Capital spending effects
Capital spending was a key contributor to the economic impact.
In 2024, NTCA found that the U.S. cable industry invested a total of $25.1 billion in capital expenditures. This amount included $8.9 billion in line extension investments, $8 billion was on scalable infrastructure, $5.4 billion in customer premises equipment, and the remaining $2.9 billion was for support capital.
Chmura estimated that the industry capital expenditures generated $25.1 billion in direct economic output in the U.S., responsible for 67,978 jobs, mostly in construction and installation trades.
Further, Chmura estimated that the direct GDP was $15.5 billion and direct labor income was $7.9 billion in 2024.
Cable’s CapEx spending patterns also generated indirect and induced impacts in the U.S. The research firm estimated that the indirect impact was $7.8 billion in economic output that supported 18,336 jobs in the U.S., while the indirect GDP and labor income impacts were $4.0 billion and $2.0 billion, respectively. From an induced impact perspective, Chmura estimated that induced output was $11.4 billion, associated with 74,282 jobs in the U.S.
State-level impacts
From a state perspective, Chumra found that the cable industry’s economic contributions “varied widely across states, driven by population and industry presence within each state.”

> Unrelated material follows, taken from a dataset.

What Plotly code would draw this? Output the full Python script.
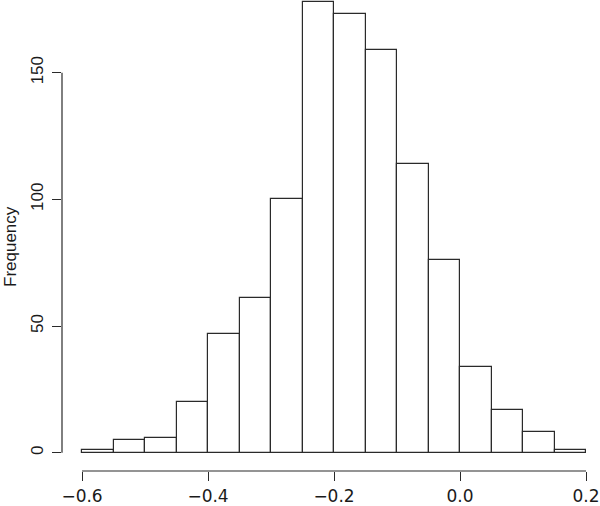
import plotly.graph_objects as go

# Histogram data (bin edges every 0.05 from -0.6 to 0.2)
bin_left = [-0.60, -0.55, -0.50, -0.45, -0.40, -0.35, -0.30, -0.25,
            -0.20, -0.15, -0.10, -0.05, 0.00, 0.05, 0.10, 0.15]
bin_width = 0.05
counts = [1, 5, 6, 20, 47, 61, 100, 178, 173, 159, 114, 76, 34, 17, 8, 1]

x_tick_vals = [-0.6, -0.4, -0.2, 0.0, 0.2]
x_tick_text = ["\u22120.6", "\u22120.4", "\u22120.2", "0.0", "0.2"]
y_tick_vals = [0, 50, 100, 150]
y_tick_text = ["0", "50", "100", "150"]
y_label = "Frequency"

centers = [b + bin_width / 2 for b in bin_left]

fig = go.Figure()
fig.add_trace(go.Bar(
    x=centers, y=counts, width=[bin_width] * len(counts),
    marker=dict(color="white", line=dict(color="#2a2a2a", width=1.2)),
    showlegend=False, hoverinfo="x+y",
))

# R-style axis lines spanning only first..last tick
fig.add_shape(type="line", xref="x", yref="paper",
              x0=x_tick_vals[0], x1=x_tick_vals[-1], y0=0, y1=0,
              line=dict(color="#2a2a2a", width=1.2))
fig.add_shape(type="line", xref="paper", yref="y",
              x0=0, x1=0, y0=y_tick_vals[0], y1=y_tick_vals[-1],
              line=dict(color="#2a2a2a", width=1.2))

fig.add_annotation(text=y_label, xref="paper", yref="paper",
                   x=0, y=0.4756, xanchor="center", yanchor="middle",
                   xshift=-51, textangle=-90, showarrow=False,
                   font=dict(family="Liberation Sans, Arial", size=17, color="#1a1a1a"))

fig.update_layout(
    width=600, height=506,
    margin=dict(l=62, r=0, t=0, b=35, autoexpand=False),
    paper_bgcolor="white", plot_bgcolor="white",
    bargap=0,
    xaxis=dict(range=[-0.6318, 0.2222], tickmode="array",
               tickvals=x_tick_vals, ticktext=x_tick_text,
               ticks="outside", ticklen=9, tickwidth=1.2, tickcolor="#2a2a2a",
               ticklabelstandoff=1,
               showgrid=False, zeroline=False, showline=False, automargin=False,
               tickfont=dict(family="DejaVu Sans", size=17, color="#1a1a1a")),
    yaxis=dict(range=[-7.22, 178.7], tickmode="array",
               tickvals=y_tick_vals, ticktext=y_tick_text,
               ticks="outside", ticklen=9, tickwidth=1.2, tickcolor="#2a2a2a",
               tickangle=-90, automargin=False, ticklabelstandoff=2,
               showgrid=False, zeroline=False, showline=False,
               tickfont=dict(family="Liberation Sans, Arial", size=17, color="#1a1a1a")),
)

fig.write_html("out.html", config={"displayModeBar": False},
               post_script="document.body.style.margin='0';document.body.style.overflow='hidden';")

California, New York, Texas, and Florida had the largest economic benefits. In 2024, California led all states with a total output (direct, indirect, and induced) of $117.4 billion and 209,086 jobs supported. New York followed with $91.8 billion in output and 165,530 jobs. Texas and Florida each exceeded $40 billion in total economic output, supporting over 100,000 jobs each.
Alabama also saw economic benefits. Chmura estimated that the operations and capital expenditures of the cable industry in the state generated $2.9 billion of total economic output, representing $1.6 billion in GDP and $0.8 billion in labor income. In addition, the operations and capital expenditures supported 8,917 jobs in the state.
“While cable broadband connectivity operations are distributed across the country, operations of cable programmers are primarily located in New York, California, and Georgia, thus contributing significantly to those states’ economies,” Chmura said in its study.